— Start INFORMATION SHOWN —

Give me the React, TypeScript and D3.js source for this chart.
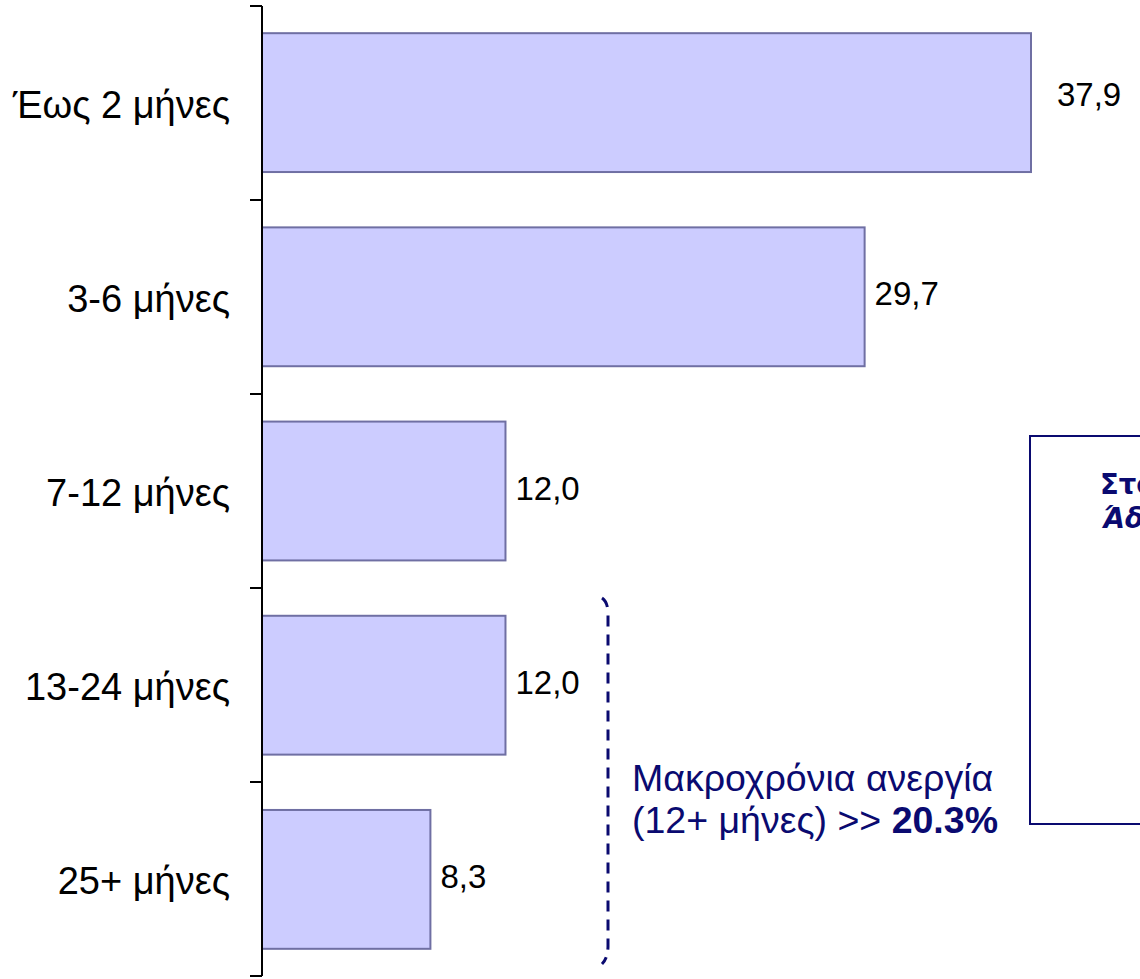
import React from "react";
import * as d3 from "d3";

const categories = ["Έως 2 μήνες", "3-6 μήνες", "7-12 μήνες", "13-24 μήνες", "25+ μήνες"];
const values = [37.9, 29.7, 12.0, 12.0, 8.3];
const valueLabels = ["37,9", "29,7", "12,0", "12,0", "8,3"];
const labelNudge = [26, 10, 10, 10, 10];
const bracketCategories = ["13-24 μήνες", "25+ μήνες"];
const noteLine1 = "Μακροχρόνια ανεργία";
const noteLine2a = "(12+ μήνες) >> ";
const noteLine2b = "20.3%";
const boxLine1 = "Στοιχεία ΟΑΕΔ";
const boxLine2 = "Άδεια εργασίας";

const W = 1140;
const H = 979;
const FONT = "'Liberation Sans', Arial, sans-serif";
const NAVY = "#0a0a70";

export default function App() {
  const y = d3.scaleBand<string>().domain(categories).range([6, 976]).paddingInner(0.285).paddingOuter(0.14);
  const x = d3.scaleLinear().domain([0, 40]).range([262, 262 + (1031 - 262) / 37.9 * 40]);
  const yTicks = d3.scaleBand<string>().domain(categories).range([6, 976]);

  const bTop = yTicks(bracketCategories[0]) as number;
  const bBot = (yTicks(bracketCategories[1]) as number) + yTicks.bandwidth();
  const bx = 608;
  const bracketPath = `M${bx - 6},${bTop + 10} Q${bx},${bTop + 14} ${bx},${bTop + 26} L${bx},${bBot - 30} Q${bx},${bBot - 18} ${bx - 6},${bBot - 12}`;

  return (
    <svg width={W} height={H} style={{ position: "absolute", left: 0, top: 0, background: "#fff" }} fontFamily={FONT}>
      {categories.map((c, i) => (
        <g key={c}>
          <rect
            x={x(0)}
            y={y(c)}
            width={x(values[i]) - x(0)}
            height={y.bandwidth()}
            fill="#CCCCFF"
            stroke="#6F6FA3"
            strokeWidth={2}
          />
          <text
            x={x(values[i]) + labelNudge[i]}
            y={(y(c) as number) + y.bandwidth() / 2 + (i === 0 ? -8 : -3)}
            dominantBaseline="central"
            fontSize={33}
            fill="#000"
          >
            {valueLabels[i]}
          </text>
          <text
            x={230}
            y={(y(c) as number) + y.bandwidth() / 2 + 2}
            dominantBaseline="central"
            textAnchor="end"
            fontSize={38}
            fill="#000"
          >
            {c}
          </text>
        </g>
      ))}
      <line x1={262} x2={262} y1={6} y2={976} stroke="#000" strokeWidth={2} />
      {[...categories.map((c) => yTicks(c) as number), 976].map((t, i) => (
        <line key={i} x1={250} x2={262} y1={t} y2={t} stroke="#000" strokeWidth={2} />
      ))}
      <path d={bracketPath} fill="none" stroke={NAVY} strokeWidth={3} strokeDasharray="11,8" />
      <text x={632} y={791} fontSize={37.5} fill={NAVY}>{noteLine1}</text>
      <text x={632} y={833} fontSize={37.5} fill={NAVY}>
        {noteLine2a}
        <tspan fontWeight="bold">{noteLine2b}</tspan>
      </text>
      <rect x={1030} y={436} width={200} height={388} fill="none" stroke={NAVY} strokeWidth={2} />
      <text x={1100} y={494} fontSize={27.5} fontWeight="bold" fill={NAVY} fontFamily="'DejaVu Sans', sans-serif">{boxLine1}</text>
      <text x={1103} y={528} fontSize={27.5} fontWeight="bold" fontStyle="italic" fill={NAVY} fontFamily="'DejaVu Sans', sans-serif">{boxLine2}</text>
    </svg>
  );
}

— End INFORMATION SHOWN —

Copy out the whole listing exactly, and don't carry over any pictures.

CORRECT RESPONSE →
Give me the React, TypeScript and D3.js source for this chart.
import React from "react";
import * as d3 from "d3";

const categories = ["Έως 2 μήνες", "3-6 μήνες", "7-12 μήνες", "13-24 μήνες", "25+ μήνες"];
const values = [37.9, 29.7, 12.0, 12.0, 8.3];
const valueLabels = ["37,9", "29,7", "12,0", "12,0", "8,3"];
const labelNudge = [26, 10, 10, 10, 10];
const bracketCategories = ["13-24 μήνες", "25+ μήνες"];
const noteLine1 = "Μακροχρόνια ανεργία";
const noteLine2a = "(12+ μήνες) >> ";
const noteLine2b = "20.3%";
const boxLine1 = "Στοιχεία ΟΑΕΔ";
const boxLine2 = "Άδεια εργασίας";

const W = 1140;
const H = 979;
const FONT = "'Liberation Sans', Arial, sans-serif";
const NAVY = "#0a0a70";

export default function App() {
  const y = d3.scaleBand<string>().domain(categories).range([6, 976]).paddingInner(0.285).paddingOuter(0.14);
  const x = d3.scaleLinear().domain([0, 40]).range([262, 262 + (1031 - 262) / 37.9 * 40]);
  const yTicks = d3.scaleBand<string>().domain(categories).range([6, 976]);

  const bTop = yTicks(bracketCategories[0]) as number;
  const bBot = (yTicks(bracketCategories[1]) as number) + yTicks.bandwidth();
  const bx = 608;
  const bracketPath = `M${bx - 6},${bTop + 10} Q${bx},${bTop + 14} ${bx},${bTop + 26} L${bx},${bBot - 30} Q${bx},${bBot - 18} ${bx - 6},${bBot - 12}`;

  return (
    <svg width={W} height={H} style={{ position: "absolute", left: 0, top: 0, background: "#fff" }} fontFamily={FONT}>
      {categories.map((c, i) => (
        <g key={c}>
          <rect
            x={x(0)}
            y={y(c)}
            width={x(values[i]) - x(0)}
            height={y.bandwidth()}
            fill="#CCCCFF"
            stroke="#6F6FA3"
            strokeWidth={2}
          />
          <text
            x={x(values[i]) + labelNudge[i]}
            y={(y(c) as number) + y.bandwidth() / 2 + (i === 0 ? -8 : -3)}
            dominantBaseline="central"
            fontSize={33}
            fill="#000"
          >
            {valueLabels[i]}
          </text>
          <text
            x={230}
            y={(y(c) as number) + y.bandwidth() / 2 + 2}
            dominantBaseline="central"
            textAnchor="end"
            fontSize={38}
            fill="#000"
          >
            {c}
          </text>
        </g>
      ))}
      <line x1={262} x2={262} y1={6} y2={976} stroke="#000" strokeWidth={2} />
      {[...categories.map((c) => yTicks(c) as number), 976].map((t, i) => (
        <line key={i} x1={250} x2={262} y1={t} y2={t} stroke="#000" strokeWidth={2} />
      ))}
      <path d={bracketPath} fill="none" stroke={NAVY} strokeWidth={3} strokeDasharray="11,8" />
      <text x={632} y={791} fontSize={37.5} fill={NAVY}>{noteLine1}</text>
      <text x={632} y={833} fontSize={37.5} fill={NAVY}>
        {noteLine2a}
        <tspan fontWeight="bold">{noteLine2b}</tspan>
      </text>
      <rect x={1030} y={436} width={200} height={388} fill="none" stroke={NAVY} strokeWidth={2} />
      <text x={1100} y={494} fontSize={27.5} fontWeight="bold" fill={NAVY} fontFamily="'DejaVu Sans', sans-serif">{boxLine1}</text>
      <text x={1103} y={528} fontSize={27.5} fontWeight="bold" fontStyle="italic" fill={NAVY} fontFamily="'DejaVu Sans', sans-serif">{boxLine2}</text>
    </svg>
  );
}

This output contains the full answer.